Writing for love and money - it's kind of the same thing

 
 

There are so many contradictions to being an artist or creative, but one self-destructive construct is that you have to work for free to earn credibility, but then you’re a sellout when you put a price to you work. Excuse my poetic French, but fuck that noise. Artistic integrity doesn’t come at the expense of earning a living.

Leonard didn’t buy the diatribe that earning from your art meant it didn’t have heart and soul in it. He knew his worth and it was wrapped in unwavering love for his craft. He knew that money funded his love, not in ways material, but in ways experiential: He lived for 7 years in an artist colony on the Greek island of Hydra at the peak of the Bohemian 70’s.

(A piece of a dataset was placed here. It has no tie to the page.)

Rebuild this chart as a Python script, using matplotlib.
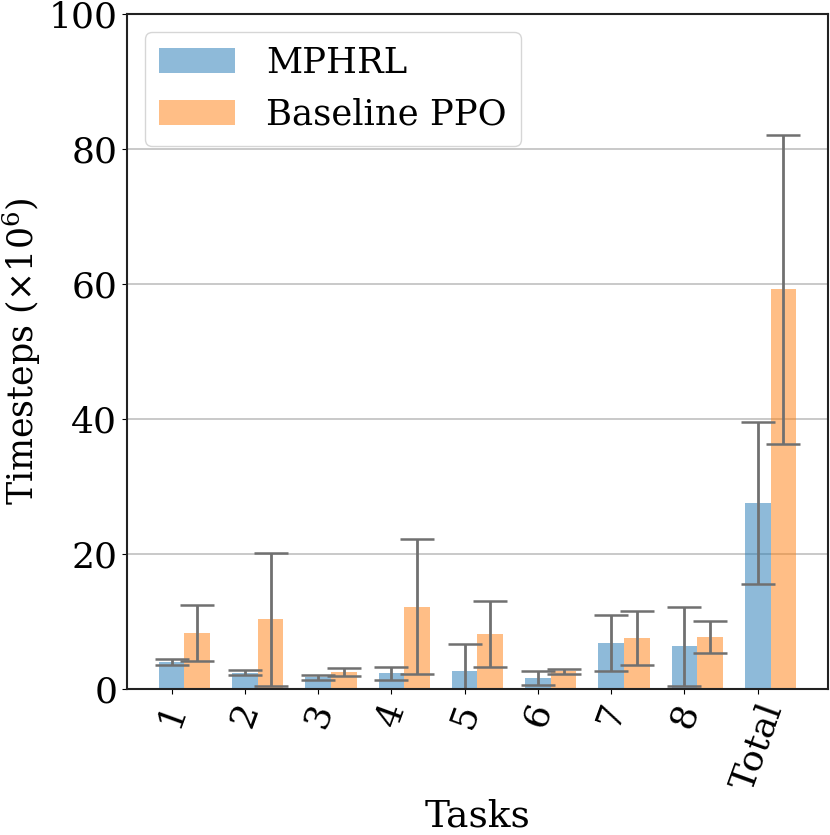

Sylvia ate men like air, but she also longed for more money…

“…* to learn that money makes life smooth in some ways, and to feel how tight and threadbare life is if you have too little. * to despise money, which is a farce, mere paper, and to hate what you have to do for it, and yet to long to have it in order to be free from slaving for it. * to yearn toward art, music, ballet and good books, and get them only in tantalizing snatches.”

Having money meant she could immerse in the culture she loved and arrive more deeply into her artistry for having enriching experiences she could muse upon. This, from her journals, indicates she had times where she was starved of culture and longed to experience the arts. The creative mind thrives on immersive input.

Consider that love and money are kind of the same thing? Let that sit uncomfortably for a few minutes and then adjust your perspective on what your work is worth. Your love deserves it and your future artistry depends on being inspired by what you can do as a funded creative: live, grow, play.